Described as a European flavored, romantic road-trip drama, “Here” is the latest effort from filmmaker and music video director Braden King (he’s worked with Sonic Youth, Chan Marshall, Will Oldham, Tortoise, Low, Yo La Tengo and Sparklehorse among others) and it boasts some strong talent.
The film stars Ben Foster and Lubna Azabal (who stars in Canada’s Best Foreign Film Oscar contender “Incendies“) as Will and Gadarine, two photographers who meet by chance in Armenia and decide to continue on their journey together, forging an instant bond. The film is not just a love story on the road as the ambitious production also boasts five interludes, helmed by five different directors (including King), that blur the line between film and documentary, movie and dream. In all, it weaves a lovely, dreamlike tapestry around a tale of solitary people who temporarily find a deep connection.

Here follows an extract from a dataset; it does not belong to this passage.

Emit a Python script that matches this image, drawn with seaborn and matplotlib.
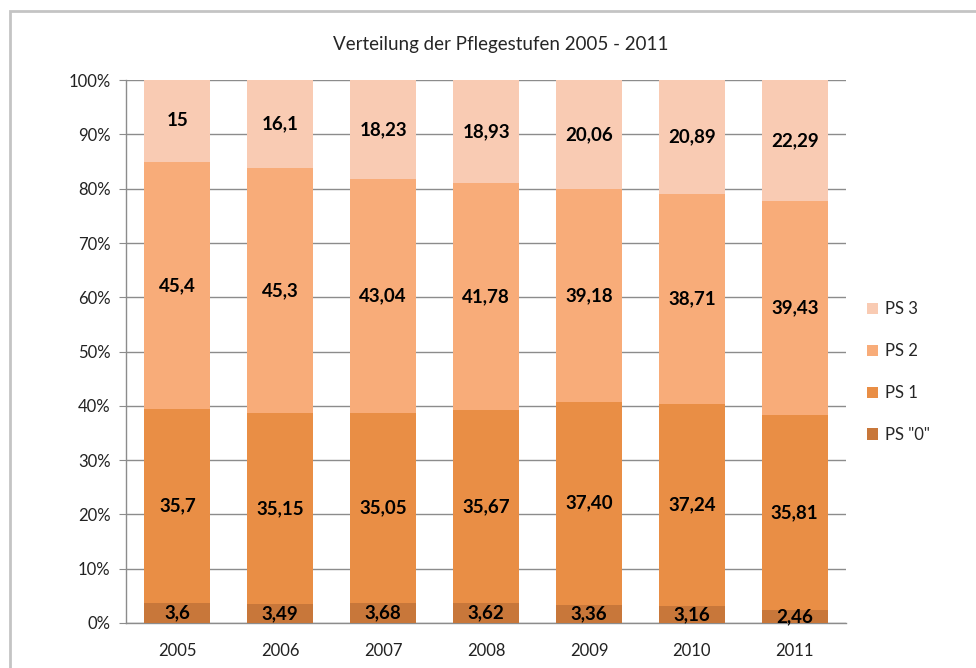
import pandas as pd
import matplotlib.pyplot as plt
import seaborn as sns
from matplotlib.patches import Patch, Rectangle
from matplotlib.ticker import PercentFormatter

years = [2005, 2006, 2007, 2008, 2009, 2010, 2011]
levels = ['PS 3', 'PS 2', 'PS 1', 'PS "0"']

# values as printed in the chart (German decimal comma)
ps0 = ['3,6', '3,49', '3,68', '3,62', '3,36', '3,16', '2,46']
ps1 = ['35,7', '35,15', '35,05', '35,67', '37,40', '37,24', '35,81']
ps2 = ['45,4', '45,3', '43,04', '41,78', '39,18', '38,71', '39,43']
ps3 = ['15', '16,1', '18,23', '18,93', '20,06', '20,89', '22,29']

colors = {'PS 3': '#F9CBB3', 'PS 2': '#F8AC79', 'PS 1': '#E98E45', 'PS "0"': '#C8773A'}

labels = {'PS "0"': ps0, 'PS 1': ps1, 'PS 2': ps2, 'PS 3': ps3}
rows = []
for lvl, vals in labels.items():
    for y, v in zip(years, vals):
        rows.append({'year': y, 'level': lvl, 'value': float(v.replace(',', '.')), 'label': v})
df = pd.DataFrame(rows)

sns.set_style('white')
plt.rcParams['font.family'] = ['Lato', 'DejaVu Sans']

fig = plt.figure(figsize=(9.76, 6.68), dpi=100)
ax = fig.add_axes([0.129, 0.0674, 0.738, 0.8126])

sns.histplot(data=df, x='year', weights='value', hue='level', hue_order=levels,
             multiple='fill', discrete=True, shrink=0.64, palette=colors,
             linewidth=0, alpha=1, legend=False, ax=ax, zorder=3)

# bar labels at segment centers
totals = df.groupby('year')['value'].sum()
for y in years:
    base = 0.0
    for lvl in ['PS "0"', 'PS 1', 'PS 2', 'PS 3']:
        r = df[(df.year == y) & (df.level == lvl)].iloc[0]
        h = r['value'] / totals[y]
        ax.text(y, base + h / 2, r['label'], ha='center', va='center',
                fontsize=13.5, fontweight='bold', color='black', zorder=4)
        base += h

ax.set_xlim(2004.5, 2011.5)
ax.set_ylim(0, 1)
ax.set_xticks(years)
ax.set_xticklabels([str(y) for y in years])
ax.set_yticks([i / 10 for i in range(11)])
ax.yaxis.set_major_formatter(PercentFormatter(1.0, decimals=0))
ax.set_xlabel('')
ax.set_ylabel('')
ax.grid(axis='y', color='#8c8c8c', linewidth=1, zorder=0)
ax.set_axisbelow(True)
for s in ['top', 'right']:
    ax.spines[s].set_visible(False)
for s in ['left', 'bottom']:
    ax.spines[s].set_color('#8c8c8c')
    ax.spines[s].set_linewidth(1)
ax.tick_params(axis='y', left=True, length=5, color='#8c8c8c', labelsize=12, pad=6, labelcolor='#222222')
ax.tick_params(axis='x', bottom=False, labelsize=12, pad=11, labelcolor='#222222')

handles = [Patch(facecolor=colors[l], edgecolor='none') for l in levels]
fig.legend(handles, levels, loc='center left', bbox_to_anchor=(0.873, 0.443),
           frameon=False, handlelength=0.65, handleheight=0.65, handletextpad=0.4,
           labelspacing=1.55, fontsize=12)

fig.text(0.513, 0.934, 'Verteilung der Pflegestufen 2005 - 2011',
         ha='center', va='center', fontsize=13.5)

fig.patches.append(Rectangle((0.0102, -0.1), 1.2, 0.9835 + 0.1, transform=fig.transFigure,
                             fill=False, edgecolor='#c4c4c4', linewidth=2))

fig.savefig('out.png', dpi=100)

Michael Krassner, founder of the avant classical group Boxhead Ensemble and a frequent collaborator with King, scored the film (he also scored previous King short films as well as “Dutch Harbor: Where the Sea Breaks Its Back“). “Here,” the first American production to ever be shot in Armenia, premieres this afternoon at the Sundance Film Festival. Check out the full synopsis and three clips from the film below.
The first American film produced in the country of Armenia, Braden King’s HERE is a landscape-obsessed road movie that chronicles a brief but intense romantic relationship between an American satellite-mapping engineer (Ben Foster) and an expatriate Armenian photographer (Lubna Azabal), who impulsively decide to travel together into uncharted territory. Will Shepard’s solitary work – land-surveying satellite images to check for accuracy and resolve anomalies – is called “ground-truthing”. He’s been doing it on his own, for years, all over the world. Gadarine Najarian is a tough and intriguing art photographer on her first trip home in ages, passionately trying to figure out what kind of relationship – if any – she still has with her home country and culture. There is an almost instant, unconscious bond between these two lone travelers; they impulsively decide to continue together. The two become deeply connected as their sense of themselves – and their worlds – expands. As their trip comes to an end, each must deal with the conclusions to which their journey has led them – and each must decide where to go from HERE.